其次,在思想方式上,从对马克思主义的唯物主义的狭隘的理解方式转向新的有机哲学的理解方式。相较于以往仅仅将马克思主义唯物主义理解为是对人与自然关系的一种思想方式而言,有机马克思主义是对马克思唯物主义的一种更广泛的理解,它认为“自然的进化不仅包括生物维度的进化,还包括思想的、文化的甚至世界观等维度的进化”。[1]马克思和恩格斯在《德意志意识形态》中对他们创立的历史唯物主义做了描述。他们指出:“在思辨终止的地方,在现实生活面前,正是描述人们实践活动和实际发展过程的真正的实证科学开始的地方。”[2]由此可知,马克思与恩格斯是将历史唯物主义明确定性为“真正的实证科学”。而时代的发展,也深刻地论证了这种作为实证科学的历史唯物主义的正确性,有机马克思主义承认历史唯物主义的实证性,但更相信,如果它建立在一个更深的形而上学基础上的话,它的声音将会被更多的人听到。有机马克思主义对马克思主义唯物主义的从科学到哲学的认知,极大地开阔了对马克思主义的理解范式。有机马克思主义是一门抽象的哲学,不仅是形而上学的逻辑上的思维发展,而且要使其发展成为一种新的生态实践形态,有机地将理论与实践相结合。有机马克思主义以“有机”来定义马克思主义,即是对马克思主义理论的新发展,更重要的是它为人们提供了一种新的思想方式,一种糅合了哲学的抽象性、概括性的有机思维方式。有机马克思主义是一种概括性、全方面的思考方式,是随着马克思主义能够不断更新和发展而提出的对马克思主义的一种“有机”新认知。
最后是思想内容的转变,有机马克思主义非常自觉地对中国文化敞开大门,有意识地去探索和融合中国元素、中国文化是非常可贵的。
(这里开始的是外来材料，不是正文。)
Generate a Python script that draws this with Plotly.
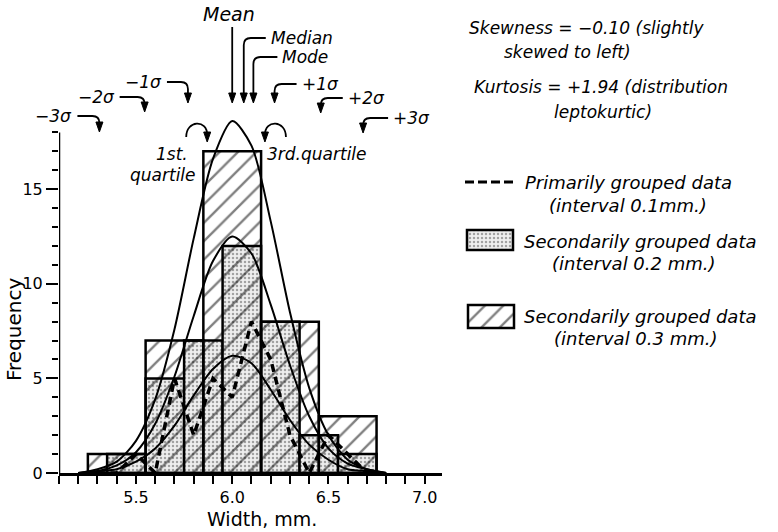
import plotly.graph_objects as go

# ---------------- data ----------------
# secondarily grouped data, interval 0.3 mm (hatched)
hatch_edges = [5.25, 5.55, 5.85, 6.15, 6.45, 6.75]
hatch_freq = [1, 7, 17, 8, 3]
# secondarily grouped data, interval 0.2 mm (stippled)
stipple_edges = [5.35, 5.55, 5.75, 5.95, 6.15, 6.35, 6.55, 6.75]
stipple_freq = [1, 5, 7, 12, 8, 2, 1]
# primarily grouped data, interval 0.1 mm (dashed polygon)
primary_mid = [5.3, 5.4, 5.5, 5.6, 5.7, 5.8, 5.9, 6.0, 6.1, 6.2, 6.3, 6.4, 6.5, 6.6, 6.7]
primary_freq = [0, 0, 1, 0, 5, 2, 5, 4, 8, 6, 2, 0, 2, 1, 0]
# fitted normal curves
curve_x = [5.2, 5.3, 5.4, 5.5, 5.6, 5.7, 5.8, 5.9, 6.0, 6.1, 6.2, 6.3, 6.4, 6.5, 6.6, 6.7, 6.8]
curve_03 = [0.0, 0.2, 0.6, 1.7, 3.9, 7.6, 12.4, 16.6, 18.6, 17.3, 13.3, 8.5, 4.5, 2.0, 0.7, 0.2, 0.0]
curve_02 = [0.0, 0.1, 0.4, 1.1, 2.6, 5.1, 8.3, 11.2, 12.5, 11.6, 8.9, 5.7, 3.0, 1.3, 0.5, 0.2, 0.0]
curve_01 = [0.0, 0.1, 0.2, 0.6, 1.3, 2.5, 4.1, 5.5, 6.2, 5.8, 4.4, 2.8, 1.5, 0.7, 0.2, 0.1, 0.0]

center_labels = ["Mean", "Median", "Mode"]
center_x = [6.00, 6.06, 6.11]
sigma_labels = ["\u22123\u03c3", "\u22122\u03c3", "\u22121\u03c3", "+1\u03c3", "+2\u03c3", "+3\u03c3"]
sigma_x = [5.31, 5.545, 5.77, 6.22, 6.46, 6.68]
quartile_labels = ["1st.", "3rd.quartile"]
quartile_x = [5.87, 6.17]

x_tick_vals = [5.5, 6.0, 6.5, 7.0]
x_tick_text = ["5.5", "6.0", "6.5", "7.0"]
y_tick_vals = [0, 5, 10, 15]
y_tick_text = ["0", "5", "10", "15"]

stats_lines = ["Skewness = \u22120.10 (slightly", "skewed to left)",
               "Kurtosis = +1.94 (distribution", "leptokurtic)"]
legend_names = ["Primarily grouped data", "(interval 0.1mm.)",
                "Secondarily grouped data", "(interval 0.2 mm.)",
                "Secondarily grouped data", "(interval 0.3 mm.)"]

# ---------------- geometry / style ----------------
W, H = 778, 532
MB = 59
PH = H - MB
X_RANGE = [5.1, 7.09]
XL, XR = 59, 442
Y_RANGE = [0, 25]
FONT = "DejaVu Sans"
BLACK = "black"
STIPPLE = dict(shape=".", fgcolor="#555555", bgcolor="#eeeeee", size=4, solidity=0.3)
HATCH = dict(shape="/", fgcolor=BLACK, bgcolor="rgba(0,0,0,0)", size=13, solidity=0.18)


def dpx(v):
    return XL + (v - X_RANGE[0]) / (X_RANGE[1] - X_RANGE[0]) * (XR - XL)


def fx(x):
    return x / W


def fy(y):
    return (PH - y) / PH


def centers(edges):
    return [(a + b) / 2 for a, b in zip(edges[:-1], edges[1:])]


def widths(edges):
    return [b - a for a, b in zip(edges[:-1], edges[1:])]


fig = go.Figure()

fig.add_trace(go.Bar(
    x=centers(stipple_edges), y=stipple_freq, width=widths(stipple_edges),
    marker=dict(color="#eeeeee", line=dict(color=BLACK, width=2.5), pattern=STIPPLE),
    hoverinfo="skip"))
fig.add_trace(go.Bar(
    x=centers(hatch_edges), y=hatch_freq, width=widths(hatch_edges),
    marker=dict(color="rgba(0,0,0,0)", line=dict(color=BLACK, width=2.5), pattern=HATCH),
    hoverinfo="skip"))
for cy in (curve_03, curve_02, curve_01):
    fig.add_trace(go.Scatter(x=curve_x, y=cy, mode="lines",
                             line=dict(color=BLACK, width=2, shape="spline", smoothing=0.8),
                             hoverinfo="skip"))
fig.add_trace(go.Scatter(x=primary_mid, y=primary_freq, mode="lines",
                         line=dict(color=BLACK, width=3.5, dash="8px,5px"), hoverinfo="skip"))

# legend swatches on a page-sized helper subplot (pixel units)
fig.add_trace(go.Scatter(x=[465, 515], y=[182, 182], mode="lines", xaxis="x2", yaxis="y2",
                         line=dict(color=BLACK, width=3, dash="9px,4px"), hoverinfo="skip"))
fig.add_trace(go.Bar(x=[490], y=[20], base=[230], width=[46], xaxis="x2", yaxis="y2",
                     marker=dict(color="#eeeeee", line=dict(color=BLACK, width=2.5), pattern=STIPPLE),
                     hoverinfo="skip"))
fig.add_trace(go.Bar(x=[491], y=[23], base=[305], width=[46], xaxis="x2", yaxis="y2",
                     marker=dict(color="rgba(0,0,0,0)", line=dict(color=BLACK, width=2.5), pattern=HATCH),
                     hoverinfo="skip"))

shapes = []
annotations = []
# y axis line (only up to 18)
shapes.append(dict(type="line", xref="x", yref="y", x0=X_RANGE[0], x1=X_RANGE[0], y0=0, y1=18,
                   line=dict(color=BLACK, width=2.5)))


def path_shape(pts_cmd):
    return dict(type="path", xref="paper", yref="paper", path=pts_cmd,
                line=dict(color=BLACK, width=1.8))


def head(tx, ty):
    p = "M{:.5f},{:.5f} L{:.5f},{:.5f} L{:.5f},{:.5f} Z".format(
        fx(tx - 3.5), fy(ty - 10), fx(tx), fy(ty), fx(tx + 3.5), fy(ty - 10))
    return dict(type="path", xref="paper", yref="paper", path=p,
                fillcolor=BLACK, line=dict(color=BLACK, width=1))


def text(x, y, s, size=17, xanchor="center", italic=True):
    annotations.append(dict(xref="paper", yref="paper", x=fx(x), y=fy(y), text=("<i>%s</i>" % s) if italic else s,
                            showarrow=False, xanchor=xanchor, yanchor="middle",
                            font=dict(family=FONT, size=size, color=BLACK)))


# Mean: straight arrow
tx = dpx(center_x[0])
shapes.append(path_shape("M{:.5f},{:.5f} L{:.5f},{:.5f}".format(fx(tx), fy(27), fx(tx), fy(100))))
shapes.append(head(tx, 103))
text(tx - 3, 14, center_labels[0], size=19)

# hooked arrows: (label, x, tip_y, line_y, side, reach)
hooks = [
    (center_labels[1], center_x[1], 103, 38, 1, 22),
    (center_labels[2], center_x[2], 103, 57, 1, 24),
    (sigma_labels[0], sigma_x[0], 132, 116, -1, 22),
    (sigma_labels[1], sigma_x[1], 112, 97, -1, 25),
    (sigma_labels[2], sigma_x[2], 103, 82, -1, 21),
    (sigma_labels[3], sigma_x[3], 103, 84, 1, 22),
    (sigma_labels[4], sigma_x[4], 113, 98, 1, 22),
    (sigma_labels[5], sigma_x[5], 133, 118, 1, 25),
]
r = 7
for lab, xv, tip_y, ly, side, reach in hooks:
    tx = dpx(xv)
    p = "M{:.5f},{:.5f} L{:.5f},{:.5f} Q{:.5f},{:.5f} {:.5f},{:.5f} L{:.5f},{:.5f}".format(
        fx(tx + side * reach), fy(ly), fx(tx + side * r), fy(ly),
        fx(tx), fy(ly), fx(tx), fy(ly + r), fx(tx), fy(tip_y - 3))
    shapes.append(path_shape(p))
    shapes.append(head(tx, tip_y))
    text(tx + side * (reach + 3), ly, lab, size=17, xanchor="left" if side > 0 else "right")

# quartile curved arrows
q1 = dpx(quartile_x[0])
shapes.append(path_shape("M{:.5f},{:.5f} C{:.5f},{:.5f} {:.5f},{:.5f} {:.5f},{:.5f}".format(
    fx(q1 - 21), fy(137), fx(q1 - 21), fy(120), fx(q1), fy(119), fx(q1), fy(135))))
shapes.append(head(q1, 142))
text(q1 - 17, 154, quartile_labels[0], size=17, xanchor="right")
text(q1 - 9, 175, "quartile", size=17, xanchor="right")
q3 = dpx(quartile_x[1])
shapes.append(path_shape("M{:.5f},{:.5f} C{:.5f},{:.5f} {:.5f},{:.5f} {:.5f},{:.5f}".format(
    fx(q3 + 21), fy(137), fx(q3 + 21), fy(120), fx(q3), fy(119), fx(q3), fy(135))))
shapes.append(head(q3, 142))
text(q3, 154, quartile_labels[1], size=17, xanchor="left")

# statistics text
text(467, 28, stats_lines[0], xanchor="left")
text(502, 52, stats_lines[1], xanchor="left")
text(472, 87, stats_lines[2], xanchor="left")
text(552, 112, stats_lines[3], xanchor="left")

# legend text
text(523, 182, legend_names[0], size=18, xanchor="left")
text(547, 205, legend_names[1], size=18, xanchor="left")
text(522, 241, legend_names[2], size=18, xanchor="left")
text(550, 263, legend_names[3], size=18, xanchor="left")
text(522, 316, legend_names[4], size=18, xanchor="left")
text(552, 338, legend_names[5], size=18, xanchor="left")

# axis titles
text(14, 330, "Frequency", size=20, italic=False)
annotations[-1]["textangle"] = -90
text(262, 519, "Width, mm.", size=19, italic=False)

x_minor = [round(5.1 + 0.1 * i, 1) for i in range(20)]
x_minor = [v for v in x_minor if v not in x_tick_vals]
y_minor = [v for v in range(1, 19) if v % 5]

fig.update_layout(
    width=W, height=H,
    margin=dict(l=0, r=0, t=0, b=MB),
    paper_bgcolor="white", plot_bgcolor="rgba(0,0,0,0)",
    showlegend=False, barmode="overlay",
    font=dict(family=FONT, color=BLACK),
    xaxis=dict(domain=[XL / W, XR / W], range=X_RANGE, showgrid=False, zeroline=False,
               showline=True, linecolor=BLACK, linewidth=2.5,
               tickmode="array", tickvals=x_tick_vals, ticktext=x_tick_text,
               ticks="outside", ticklen=8, tickwidth=2, tickcolor=BLACK,
               tickfont=dict(family=FONT, size=16, color=BLACK),
               minor=dict(tickmode="array", tickvals=x_minor, ticks="outside", ticklen=8,
                          tickwidth=2, tickcolor=BLACK, showgrid=False)),
    yaxis=dict(domain=[0, 1], range=Y_RANGE, showgrid=False, zeroline=False, showline=False,
               tickmode="array", tickvals=y_tick_vals, ticktext=y_tick_text,
               ticks="outside", ticklen=12, tickwidth=2, tickcolor=BLACK,
               tickfont=dict(family=FONT, size=16, color=BLACK),
               minor=dict(tickmode="array", tickvals=y_minor, ticks="outside", ticklen=6,
                          tickwidth=2, tickcolor=BLACK, showgrid=False)),
    xaxis2=dict(domain=[0, 1], range=[0, W], visible=False, anchor="y2"),
    yaxis2=dict(domain=[0, 1], range=[PH, 0], visible=False, anchor="x2"),
    shapes=shapes, annotations=annotations,
)

fig.write_html("out.html")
他们认为中国优秀传统文化与有机马克思主义是内在契合的。有机马克思主义的思想内容是马克思主义、怀特海过程哲学和中国传统文化三者对话的综合创新。有机马克思主义是中西学者共同提出的学术新话题,有利于中西共同对话的达成,从而打通中西马,以期在西方马克思主义和马克思主义中国化之间架起一座桥梁。有机马克思主义的四个核心原则“为了共同福祉、有机的生态思维、关注阶级不平等问题、长远的整体视野”无一不体现着有机融入中西马思想的马克思主义的发展。已经发展为一种思维方式的中国化马克思主义认为我们不能再把地球当作工业文明发展的背景,认为地球资源是取之不尽,用之不竭的,我们应该看到工业文明的高速发展已经给人们带来了很多的附加问题,因此按照中国化马克思主义的思维方式,我们应该转变现行的发展方式,将农业文明与工业文明有机融合,既要金山银山,更要青山绿水。中国化马克思主义已经在逐渐演变为有机的马克思主义。而怀特海的过程哲学也称有机哲学本身就十分宣传和强调有机的思维方式。将中国化马克思主义和西方马克思主义有机契合而形成的有机马克思主义的思想内容为马克思主义理论注入了新的活力。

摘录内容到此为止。